Opinion
No. 98-CA-0265.
September 30, 1998. Rehearing Denied November 16, 1998.
Appeal from the Civil District Court, Parish of Orleans, No. 94-5082, Carolyn Gill-Jefferson, J.
Ralph S. Johnson, Gretna, for Plaintiff/Appellant.
Thomas G. Buck, George C. Aucoin, Robert E. Williams, IV, Blue Williams, L.L.P., Metairie, for Defendant/Appellee First Financial Insurance Company.
Before KLEES, LOBRANO and LANDRIEU, JJ.
Plaintiff, Andra Tucker, appeals a trial court judgment granting Jerry Derbes's exception of prescription. We affirm.
Tucker sued Jerry Derbes, Inc., the alleged owner of Basin Lounge, and its liability insurer, First Financial Insurance Company, for injuries she sustained when she fell in Basin Lounge on April 12, 1993. Tucker only served First Financial and, after trial, obtained a judgment only against First Financial.
First Financial appealed, and this court, in a non-published opinion, Tucker v. Jerry Derbes, Inc., 96-0911 (La.App. 4 Cir. 11/27/96, 684 So.2d 90), writ denied, 97-0128 (La.3/27/97), 692 So.2d 405, reversed the trial court. This court found that because Tucker had not introduced the First Financial insurance policy, she had not met her burden of proving coverage and liability. In the meantime, after First Financial appealed the judgment against it, but before this court issued its opinion, Tucker served Derbes with the petition on June 16, 1996.

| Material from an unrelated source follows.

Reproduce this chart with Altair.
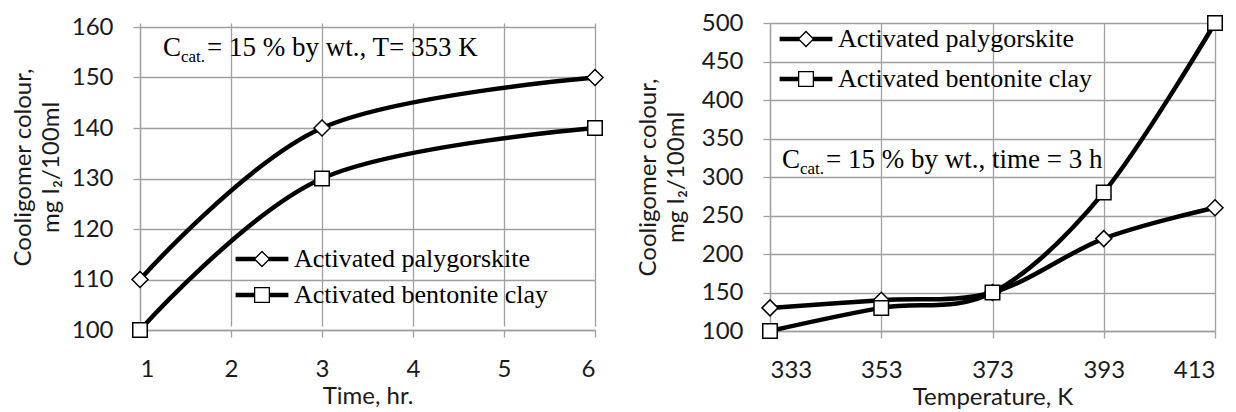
import altair as alt
import pandas as pd

# ---------------- data ----------------
series_names = ["Activated palygorskite", "Activated bentonite clay"]

time_hr = [1, 3, 6]
paly_time = [110, 140, 150]
bento_time = [100, 130, 140]

temp_k = [333, 353, 373, 393, 413]
paly_temp = [130, 140, 150, 220, 260]
bento_temp = [100, 130, 150, 280, 500]

time_ticks = [1, 2, 3, 4, 5, 6]
time_y_ticks = [100, 110, 120, 130, 140, 150, 160]
temp_ticks = [333, 353, 373, 393, 413]
temp_y_ticks = [100, 150, 200, 250, 300, 350, 400, 450, 500]

x_title_left = "Time, hr."
x_title_right = "Temperature, K"
y_title = ["Cooligomer colour,", "mg I\u2082/100ml"]

ann_left = ["C", "cat.", " = 15 % by wt., T= 353 K"]
ann_right = ["C", "cat.", " = 15 % by wt., time = 3 h"]

df_time = pd.DataFrame({
    "x": time_hr + time_hr,
    "y": paly_time + bento_time,
    "series": [series_names[0]] * len(time_hr) + [series_names[1]] * len(time_hr),
})
df_temp = pd.DataFrame({
    "x": temp_k + temp_k,
    "y": paly_temp + bento_temp,
    "series": [series_names[0]] * len(temp_k) + [series_names[1]] * len(temp_k),
})

# legend symbols: thick line + hollow marker (unit box -1..1)
DIAMOND_LEG = ("M-3.3,-0.28L-0.82,-0.28L-0.82,0.28L-3.3,0.28Z "
               "M0.82,-0.28L3.3,-0.28L3.3,0.28L0.82,0.28Z "
               "M-1.05,0L0,-1.05L1.05,0L0,1.05Z "
               "M-0.82,0L0,0.82L0.82,0L0,-0.82Z")
SQUARE_LEG = ("M-3.3,-0.28L-0.92,-0.28L-0.92,0.28L-3.3,0.28Z "
              "M0.92,-0.28L3.3,-0.28L3.3,0.28L0.92,0.28Z "
              "M-1,-1L1,-1L1,1L-1,1Z "
              "M-0.84,-0.84L-0.84,0.84L0.84,0.84L0.84,-0.84Z")

SANS = "Lato"
SERIF = "Liberation Serif"
GRID = "#a0a0a0"


def panel(df, xdom, xticks, ydom, yticks, xtitle, width, height, yrange,
          leg_x, leg_y, leg_rowpad, ann, ann_pos, title_pad, title_y=None):
    yaxis_kw = dict(values=yticks, title=y_title, titleFont=SANS, titleFontSize=24,
                    titleFontWeight="normal", titleLineHeight=28, titlePadding=title_pad,
                    labelPadding=20, tickSize=7)
    if title_y is not None:
        yaxis_kw["titleY"] = title_y
    yscale = dict(domain=ydom, nice=False, zero=False)
    if yrange is not None:
        yscale["range"] = yrange
    x = alt.X("x:Q", scale=alt.Scale(domain=xdom, nice=False, zero=False),
              axis=alt.Axis(values=xticks, title=xtitle, format="d", labelPadding=20,
                            tickSize=7, titlePadding=3, titleFont=SANS,
                            titleFontSize=24, titleFontWeight="normal"))
    y = alt.Y("y:Q", scale=alt.Scale(**yscale), axis=alt.Axis(**yaxis_kw))
    base = alt.Chart(df)
    line = base.mark_line(interpolate="cardinal", color="black", strokeWidth=4.5).encode(
        x=x, y=y, detail="series:N")
    pts_d = base.transform_filter(alt.datum.series == series_names[0]).mark_point(
        shape="diamond", filled=True, fill="white", stroke="black", strokeWidth=1.5,
        size=256, opacity=1).encode(x=x, y=y)
    pts_s = base.transform_filter(alt.datum.series == series_names[1]).mark_point(
        shape="square", filled=True, fill="white", stroke="black", strokeWidth=1.5,
        size=210, opacity=1).encode(x=x, y=y)
    leg = base.mark_point(filled=True, color="black", opacity=0, size=10).encode(
        x=x, y=y,
        shape=alt.Shape("series:N",
                        scale=alt.Scale(domain=series_names, range=[DIAMOND_LEG, SQUARE_LEG]),
                        legend=alt.Legend(orient="none", legendX=leg_x, legendY=leg_y,
                                          title=None, padding=0, symbolSize=256,
                                          symbolStrokeWidth=0, symbolFillColor="black",
                                          symbolOpacity=1, labelFont=SERIF,
                                          labelFontSize=26, labelColor="black",
                                          labelLimit=500, labelOffset=19,
                                          rowPadding=leg_rowpad)))
    texts = []
    sizes = [27, 17, 27]
    for t, (px, py), fs in zip(ann, ann_pos, sizes):
        texts.append(alt.Chart(pd.DataFrame({"t": [t]})).mark_text(
            font=SERIF, fontSize=fs, align="left", baseline="alphabetic", color="black"
        ).encode(text="t:N", x=alt.value(px), y=alt.value(py)))
    return alt.layer(line, pts_d, pts_s, leg, *texts).properties(width=width, height=height)


left = panel(df_time, [1, 6], time_ticks, [100, 160], time_y_ticks, x_title_left,
             455, 307, [307, 4], 109, 223, 10, ann_left,
             [(23, 33), (41, 39), (67, 33)], 8, title_y=144)
right = panel(df_temp, [333, 413], temp_ticks, [100, 500], temp_y_ticks, x_title_right,
              445, 308, None, 23, 3, 14, ann_right,
              [(12, 145), (30, 151), (56, 145)], 13)

chart = alt.hconcat(left, right, spacing=28).resolve_scale(
    shape="independent").resolve_legend(shape="independent").configure_view(
    stroke="transparent").configure_axis(
    gridColor=GRID, gridWidth=1.3, domainColor=GRID, domainWidth=1.3,
    tickColor=GRID, tickWidth=1.3, labelFont=SANS, labelFontSize=24,
    labelColor="#1a1a1a", titleColor="#1a1a1a").properties(
    padding={"left": 2, "top": 2, "right": 0, "bottom": 0})

chart.save("out.html", embed_options={"renderer": "svg", "actions": False})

On December 2, 1996, Derbes filed a declinatory exception of insufficiency of service of process which the trial court denied on July 14, 1997. Soon after, Derbes filed a motion to dismiss for failure to prosecute, an exception of res judicata, and/or an exception of prescription. The trial judge denied the motion to dismiss and the exception of prescription. Tucker appeals the judgment granting the exception and dismissing her claim against Derbes.

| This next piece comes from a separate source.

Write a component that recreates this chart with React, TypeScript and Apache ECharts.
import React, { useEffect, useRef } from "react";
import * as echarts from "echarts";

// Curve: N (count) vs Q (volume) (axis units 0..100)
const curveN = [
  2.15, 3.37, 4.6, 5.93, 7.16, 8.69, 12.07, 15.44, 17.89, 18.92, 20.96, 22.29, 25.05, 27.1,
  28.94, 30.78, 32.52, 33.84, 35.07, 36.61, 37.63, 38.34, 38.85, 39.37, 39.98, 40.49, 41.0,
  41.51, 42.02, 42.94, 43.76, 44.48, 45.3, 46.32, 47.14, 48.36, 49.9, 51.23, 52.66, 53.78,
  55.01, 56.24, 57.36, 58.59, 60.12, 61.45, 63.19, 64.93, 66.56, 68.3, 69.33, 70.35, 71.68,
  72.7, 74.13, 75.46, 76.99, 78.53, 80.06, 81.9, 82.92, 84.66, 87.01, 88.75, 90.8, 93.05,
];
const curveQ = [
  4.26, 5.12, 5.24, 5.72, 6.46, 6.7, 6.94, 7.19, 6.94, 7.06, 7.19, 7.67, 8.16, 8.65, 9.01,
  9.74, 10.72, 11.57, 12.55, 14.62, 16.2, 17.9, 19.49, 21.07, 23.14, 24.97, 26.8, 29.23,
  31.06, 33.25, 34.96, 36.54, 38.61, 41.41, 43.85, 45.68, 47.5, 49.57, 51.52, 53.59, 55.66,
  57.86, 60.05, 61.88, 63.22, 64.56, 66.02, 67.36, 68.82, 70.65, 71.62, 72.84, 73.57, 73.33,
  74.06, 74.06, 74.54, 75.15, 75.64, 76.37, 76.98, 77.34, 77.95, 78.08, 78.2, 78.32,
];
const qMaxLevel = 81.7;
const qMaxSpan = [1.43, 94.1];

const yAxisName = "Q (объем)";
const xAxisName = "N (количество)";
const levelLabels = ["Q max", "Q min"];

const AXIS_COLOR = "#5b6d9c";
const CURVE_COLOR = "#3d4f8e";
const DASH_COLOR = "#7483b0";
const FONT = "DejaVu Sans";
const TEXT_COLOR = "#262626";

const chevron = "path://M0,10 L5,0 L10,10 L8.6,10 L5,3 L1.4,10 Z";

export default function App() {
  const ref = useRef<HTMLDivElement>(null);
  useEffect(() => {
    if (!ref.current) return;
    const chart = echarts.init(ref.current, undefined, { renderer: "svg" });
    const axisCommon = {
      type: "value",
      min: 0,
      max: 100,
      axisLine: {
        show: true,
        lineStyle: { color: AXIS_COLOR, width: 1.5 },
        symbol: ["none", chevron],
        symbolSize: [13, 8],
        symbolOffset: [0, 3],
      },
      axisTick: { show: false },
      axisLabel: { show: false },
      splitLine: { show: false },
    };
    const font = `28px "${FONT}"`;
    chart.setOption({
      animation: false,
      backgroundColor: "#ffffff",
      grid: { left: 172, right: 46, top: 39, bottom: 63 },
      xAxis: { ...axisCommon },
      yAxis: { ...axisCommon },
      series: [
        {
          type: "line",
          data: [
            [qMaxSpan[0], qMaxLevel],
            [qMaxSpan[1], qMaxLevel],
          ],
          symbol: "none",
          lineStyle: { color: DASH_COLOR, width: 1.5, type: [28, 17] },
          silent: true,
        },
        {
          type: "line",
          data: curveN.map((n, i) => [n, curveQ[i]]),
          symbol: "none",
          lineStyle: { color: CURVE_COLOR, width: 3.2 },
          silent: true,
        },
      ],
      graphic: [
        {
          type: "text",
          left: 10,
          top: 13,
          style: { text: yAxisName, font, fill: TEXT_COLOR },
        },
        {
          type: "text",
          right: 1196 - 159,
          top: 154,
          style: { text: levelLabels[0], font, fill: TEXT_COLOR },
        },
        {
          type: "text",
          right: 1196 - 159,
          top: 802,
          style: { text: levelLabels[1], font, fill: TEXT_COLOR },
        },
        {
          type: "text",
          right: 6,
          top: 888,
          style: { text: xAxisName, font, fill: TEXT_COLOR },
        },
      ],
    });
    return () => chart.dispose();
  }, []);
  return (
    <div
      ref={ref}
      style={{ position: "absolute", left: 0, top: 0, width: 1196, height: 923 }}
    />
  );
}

In this appeal, Tucker assigns error to the trial judge's ruling that she failed to prosecute her claim against Derbes at trial and that La. Civ. Code art. 3463 requires the finding that her suit against Derbes has prescribed.
La. Civ. Code art. 3463 provides:
An interruption of prescription resulting from the filing of a suit in a competent court and in the proper venue or from service of process within the prescriptive period continues as long as the suit is pending. Interruption is considered never to have occurred if the plaintiff abandons, voluntarily dismisses, or fails to prosecute the suit at the trial.

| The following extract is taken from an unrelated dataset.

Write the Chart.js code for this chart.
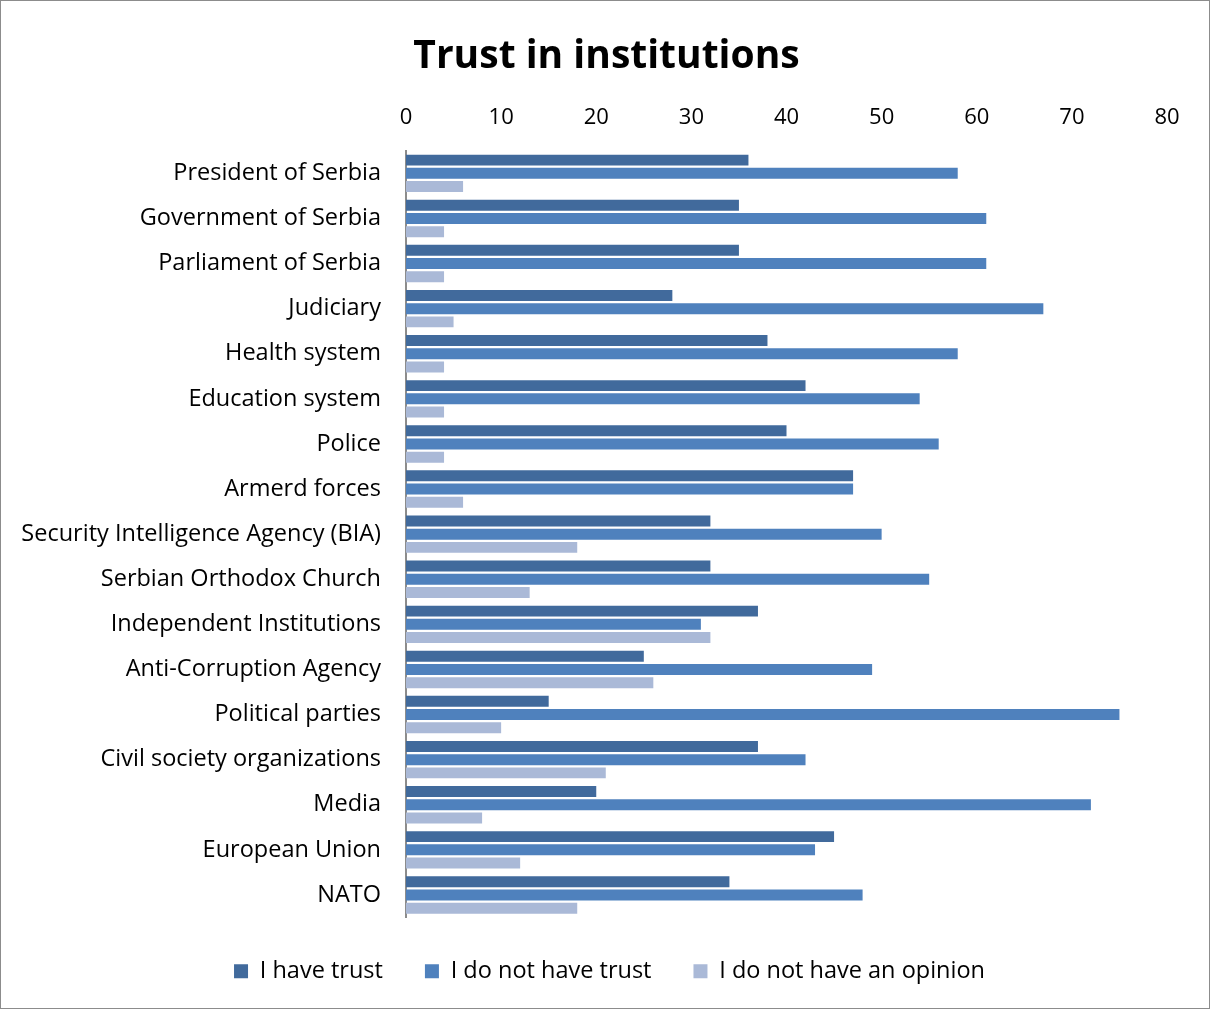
<!DOCTYPE html>
<html>
<head>
<meta charset="utf-8">
<script src="https://cdn.jsdelivr.net/npm/chart.js@4"></script>
<style>
html,body{margin:0;padding:0;background:#fff;}
#wrap{position:absolute;left:0;top:0;width:1208px;height:1007px;border:1px solid #8c8c8c;}
#c{position:absolute;left:0;top:0;}
</style>
</head>
<body>
<div id="wrap"></div>
<canvas id="c" width="1210" height="1010"></canvas>
<script>
const categories = ["President of Serbia","Government of Serbia","Parliament of Serbia","Judiciary","Health system","Education system","Police","Armerd forces","Security Intelligence Agency (BIA)","Serbian Orthodox Church","Independent Institutions","Anti-Corruption Agency","Political parties","Civil society organizations","Media","European Union","NATO"];
const haveTrust = [36,35,35,28,38,42,40,47,32,32,37,25,15,37,20,45,34];
const noTrust = [58,61,61,67,58,54,56,47,50,55,31,49,75,42,72,43,48];
const noOpinion = [6,4,4,5,4,4,4,6,18,13,32,26,10,21,8,12,18];
const seriesNames = ["I have trust","I do not have trust","I do not have an opinion"];
const tickValues = [0,10,20,30,40,50,60,70,80];

const FONT = "'Open Sans', sans-serif";
const colors = ["#416A9C","#4F81BD","#AAB9D7"];

// Shift title and legend horizontally to centre them on the whole frame
const centerShift = {
  id: 'centerShift',
  afterLayout(chart) {
    if (chart.titleBlock) { chart.titleBlock.left += 18; chart.titleBlock.right += 18; }
    if (chart.legend) { chart.legend.left += 21; chart.legend.right += 21; }
  }
};

new Chart(document.getElementById('c'), {
  type: 'bar',
  data: {
    labels: categories,
    datasets: [haveTrust, noTrust, noOpinion].map((d,i)=>({
      label: seriesNames[i],
      data: d,
      backgroundColor: colors[i],
      borderWidth: 0,
      categoryPercentage: 0.88,
      barPercentage: 0.83
    }))
  },
  plugins: [centerShift],
  options: {
    indexAxis: 'y',
    responsive: false,
    animation: false,
    devicePixelRatio: 1,
    layout: { padding: { left: 10, right: 43, top: 0, bottom: 17 } },
    plugins: {
      title: {
        display: true,
        text: "Trust in institutions",
        color: "#000",
        font: { family: FONT, size: 39, weight: 'bold' },
        padding: { top: 33, bottom: 0 }
      },
      legend: {
        position: 'bottom',
        labels: {
          color: "#000",
          font: { family: FONT, size: 23.5 },
          boxWidth: 14,
          boxHeight: 14,
          padding: 42
        }
      },
      tooltip: { enabled: false }
    },
    scales: {
      x: {
        position: 'top',
        min: 0, max: 80,
        afterBuildTicks: (s) => { s.ticks = tickValues.map(v => ({ value: v })); },
        afterFit: (s) => { s.height = 71; },
        grid: { display: false, drawTicks: false },
        border: { display: false },
        ticks: { color: "#000", font: { family: FONT, size: 22 }, padding: 20 }
      },
      y: {
        afterFit: (s) => { s.width = 396; },
        grid: { display: false, drawTicks: false },
        border: { display: true, color: "#8c8c8c", width: 2 },
        ticks: { color: "#000", font: { family: FONT, size: 23.5 }, padding: 25 }
      }
    }
  }
});
</script>
</body>
</html>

The record shows that Tucker went to trial without ever serving Derbes with the petition, and hence, issue was never joined as to Derbes. Tucker obtained a judgment against First Financial alone and failed to reserve any rights against Derbes. Tucker, therefore, failed to prosecute suit against Derbes at trial.
The trial judge correctly applied article 3463 to the facts of this case to determine that Tucker's claim against Derbes had prescribed. We affirm the judgment of the trial court granting Derbes's exception of prescription.
AFFIRMED.
LOBRANO, J., concurs.
I concur in the majority result but do so based on the particular facts of this case. The reason for my reservation is that the application of Civil Code Article 3463 results in a holding which appears to conflict with the well established principle that suit against one solidary obligor interrupts prescription as to all such obligors. See, Adams v. Dupree, 94-2353 (La.App. 4 Cir. 10/12/95), 663 So.2d 433, writ denied 95-2750 (La.1/26/96), 666 So.2d 676, where prescription against a solidary obligor who was not sued was interrupted by the timely suit against other obligors. Under the rationale of Adams, it seems that plaintiff in this case would have been successful on the prescription issue if he had never sued Derbes in the first instance. However, because he did, and because he withheld service, and then failed to reserve his rights to proceed against Derbes when the case was tried against First Financial, I concur in the majority result and the application of article 3463.